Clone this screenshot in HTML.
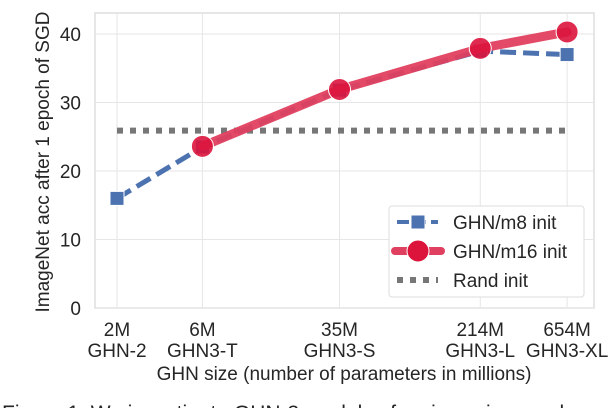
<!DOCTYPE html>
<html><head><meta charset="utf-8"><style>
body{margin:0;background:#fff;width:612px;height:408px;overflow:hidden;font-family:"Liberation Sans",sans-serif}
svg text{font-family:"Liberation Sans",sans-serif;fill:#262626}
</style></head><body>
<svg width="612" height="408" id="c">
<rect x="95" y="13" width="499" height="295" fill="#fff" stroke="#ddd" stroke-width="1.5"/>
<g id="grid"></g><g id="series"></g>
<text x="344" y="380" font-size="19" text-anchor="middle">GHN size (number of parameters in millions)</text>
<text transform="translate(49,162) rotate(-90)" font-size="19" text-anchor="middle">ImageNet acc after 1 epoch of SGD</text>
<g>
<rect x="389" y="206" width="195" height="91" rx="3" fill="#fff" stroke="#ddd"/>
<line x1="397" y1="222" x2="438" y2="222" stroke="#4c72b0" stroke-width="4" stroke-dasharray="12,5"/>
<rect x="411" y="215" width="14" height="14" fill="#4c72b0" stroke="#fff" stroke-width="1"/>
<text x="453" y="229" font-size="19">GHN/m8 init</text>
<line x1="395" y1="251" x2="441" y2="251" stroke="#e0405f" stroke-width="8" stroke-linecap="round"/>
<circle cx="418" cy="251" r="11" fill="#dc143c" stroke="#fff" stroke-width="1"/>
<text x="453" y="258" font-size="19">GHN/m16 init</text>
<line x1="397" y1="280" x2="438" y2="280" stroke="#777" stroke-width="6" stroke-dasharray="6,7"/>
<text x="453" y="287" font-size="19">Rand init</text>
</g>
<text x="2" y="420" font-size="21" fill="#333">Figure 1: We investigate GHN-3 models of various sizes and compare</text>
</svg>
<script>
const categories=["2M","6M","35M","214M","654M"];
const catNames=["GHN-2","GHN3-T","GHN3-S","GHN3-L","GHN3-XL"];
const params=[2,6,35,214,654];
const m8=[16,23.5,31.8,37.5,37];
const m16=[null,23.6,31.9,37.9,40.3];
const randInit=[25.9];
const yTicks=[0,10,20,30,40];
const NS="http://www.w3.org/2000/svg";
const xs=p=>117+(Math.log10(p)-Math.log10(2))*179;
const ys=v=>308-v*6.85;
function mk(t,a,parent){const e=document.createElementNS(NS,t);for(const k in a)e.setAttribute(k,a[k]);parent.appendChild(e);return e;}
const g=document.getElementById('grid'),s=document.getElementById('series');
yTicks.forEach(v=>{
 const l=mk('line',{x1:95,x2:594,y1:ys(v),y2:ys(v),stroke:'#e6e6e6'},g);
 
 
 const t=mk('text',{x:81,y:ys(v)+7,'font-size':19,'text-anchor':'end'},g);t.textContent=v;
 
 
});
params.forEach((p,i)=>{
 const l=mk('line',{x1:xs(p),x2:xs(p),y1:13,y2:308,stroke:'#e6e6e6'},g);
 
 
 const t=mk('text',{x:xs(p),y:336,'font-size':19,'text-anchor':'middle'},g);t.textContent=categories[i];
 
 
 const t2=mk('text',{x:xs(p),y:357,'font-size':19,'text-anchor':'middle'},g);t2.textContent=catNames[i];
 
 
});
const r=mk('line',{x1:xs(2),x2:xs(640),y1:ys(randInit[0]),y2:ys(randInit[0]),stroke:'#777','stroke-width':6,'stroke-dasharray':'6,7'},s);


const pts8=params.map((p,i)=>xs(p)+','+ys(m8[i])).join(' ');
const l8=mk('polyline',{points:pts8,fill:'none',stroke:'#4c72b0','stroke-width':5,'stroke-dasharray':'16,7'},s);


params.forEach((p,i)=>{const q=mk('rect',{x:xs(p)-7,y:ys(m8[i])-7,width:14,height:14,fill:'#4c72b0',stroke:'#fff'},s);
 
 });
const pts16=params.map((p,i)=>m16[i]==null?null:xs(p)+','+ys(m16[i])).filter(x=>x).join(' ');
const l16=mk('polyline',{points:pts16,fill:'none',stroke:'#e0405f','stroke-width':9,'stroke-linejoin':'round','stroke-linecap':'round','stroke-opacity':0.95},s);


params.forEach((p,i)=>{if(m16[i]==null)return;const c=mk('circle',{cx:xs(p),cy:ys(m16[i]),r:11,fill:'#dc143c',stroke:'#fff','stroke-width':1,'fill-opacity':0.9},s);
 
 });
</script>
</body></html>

◆ PROMPT:
Exactly as written, return every line of the listing, but not the pictures.

◆ ANSWER TO THIS PROBLEM:
Clone this screenshot in HTML.
<!DOCTYPE html>
<html><head><meta charset="utf-8"><style>
body{margin:0;background:#fff;width:612px;height:408px;overflow:hidden;font-family:"Liberation Sans",sans-serif}
svg text{font-family:"Liberation Sans",sans-serif;fill:#262626}
</style></head><body>
<svg width="612" height="408" id="c">
<rect x="95" y="13" width="499" height="295" fill="#fff" stroke="#ddd" stroke-width="1.5"/>
<g id="grid"></g><g id="series"></g>
<text x="344" y="380" font-size="19" text-anchor="middle">GHN size (number of parameters in millions)</text>
<text transform="translate(49,162) rotate(-90)" font-size="19" text-anchor="middle">ImageNet acc after 1 epoch of SGD</text>
<g>
<rect x="389" y="206" width="195" height="91" rx="3" fill="#fff" stroke="#ddd"/>
<line x1="397" y1="222" x2="438" y2="222" stroke="#4c72b0" stroke-width="4" stroke-dasharray="12,5"/>
<rect x="411" y="215" width="14" height="14" fill="#4c72b0" stroke="#fff" stroke-width="1"/>
<text x="453" y="229" font-size="19">GHN/m8 init</text>
<line x1="395" y1="251" x2="441" y2="251" stroke="#e0405f" stroke-width="8" stroke-linecap="round"/>
<circle cx="418" cy="251" r="11" fill="#dc143c" stroke="#fff" stroke-width="1"/>
<text x="453" y="258" font-size="19">GHN/m16 init</text>
<line x1="397" y1="280" x2="438" y2="280" stroke="#777" stroke-width="6" stroke-dasharray="6,7"/>
<text x="453" y="287" font-size="19">Rand init</text>
</g>
<text x="2" y="420" font-size="21" fill="#333">Figure 1: We investigate GHN-3 models of various sizes and compare</text>
</svg>
<script>
const categories=["2M","6M","35M","214M","654M"];
const catNames=["GHN-2","GHN3-T","GHN3-S","GHN3-L","GHN3-XL"];
const params=[2,6,35,214,654];
const m8=[16,23.5,31.8,37.5,37];
const m16=[null,23.6,31.9,37.9,40.3];
const randInit=[25.9];
const yTicks=[0,10,20,30,40];
const NS="http://www.w3.org/2000/svg";
const xs=p=>117+(Math.log10(p)-Math.log10(2))*179;
const ys=v=>308-v*6.85;
function mk(t,a,parent){const e=document.createElementNS(NS,t);for(const k in a)e.setAttribute(k,a[k]);parent.appendChild(e);return e;}
const g=document.getElementById('grid'),s=document.getElementById('series');
yTicks.forEach(v=>{
 const l=mk('line',{x1:95,x2:594,y1:ys(v),y2:ys(v),stroke:'#e6e6e6'},g);
 
 
 const t=mk('text',{x:81,y:ys(v)+7,'font-size':19,'text-anchor':'end'},g);t.textContent=v;
 
 
});
params.forEach((p,i)=>{
 const l=mk('line',{x1:xs(p),x2:xs(p),y1:13,y2:308,stroke:'#e6e6e6'},g);
 
 
 const t=mk('text',{x:xs(p),y:336,'font-size':19,'text-anchor':'middle'},g);t.textContent=categories[i];
 
 
 const t2=mk('text',{x:xs(p),y:357,'font-size':19,'text-anchor':'middle'},g);t2.textContent=catNames[i];
 
 
});
const r=mk('line',{x1:xs(2),x2:xs(640),y1:ys(randInit[0]),y2:ys(randInit[0]),stroke:'#777','stroke-width':6,'stroke-dasharray':'6,7'},s);


const pts8=params.map((p,i)=>xs(p)+','+ys(m8[i])).join(' ');
const l8=mk('polyline',{points:pts8,fill:'none',stroke:'#4c72b0','stroke-width':5,'stroke-dasharray':'16,7'},s);


params.forEach((p,i)=>{const q=mk('rect',{x:xs(p)-7,y:ys(m8[i])-7,width:14,height:14,fill:'#4c72b0',stroke:'#fff'},s);
 
 });
const pts16=params.map((p,i)=>m16[i]==null?null:xs(p)+','+ys(m16[i])).filter(x=>x).join(' ');
const l16=mk('polyline',{points:pts16,fill:'none',stroke:'#e0405f','stroke-width':9,'stroke-linejoin':'round','stroke-linecap':'round','stroke-opacity':0.95},s);


params.forEach((p,i)=>{if(m16[i]==null)return;const c=mk('circle',{cx:xs(p),cy:ys(m16[i]),r:11,fill:'#dc143c',stroke:'#fff','stroke-width':1,'fill-opacity':0.9},s);
 
 });
</script>
</body></html>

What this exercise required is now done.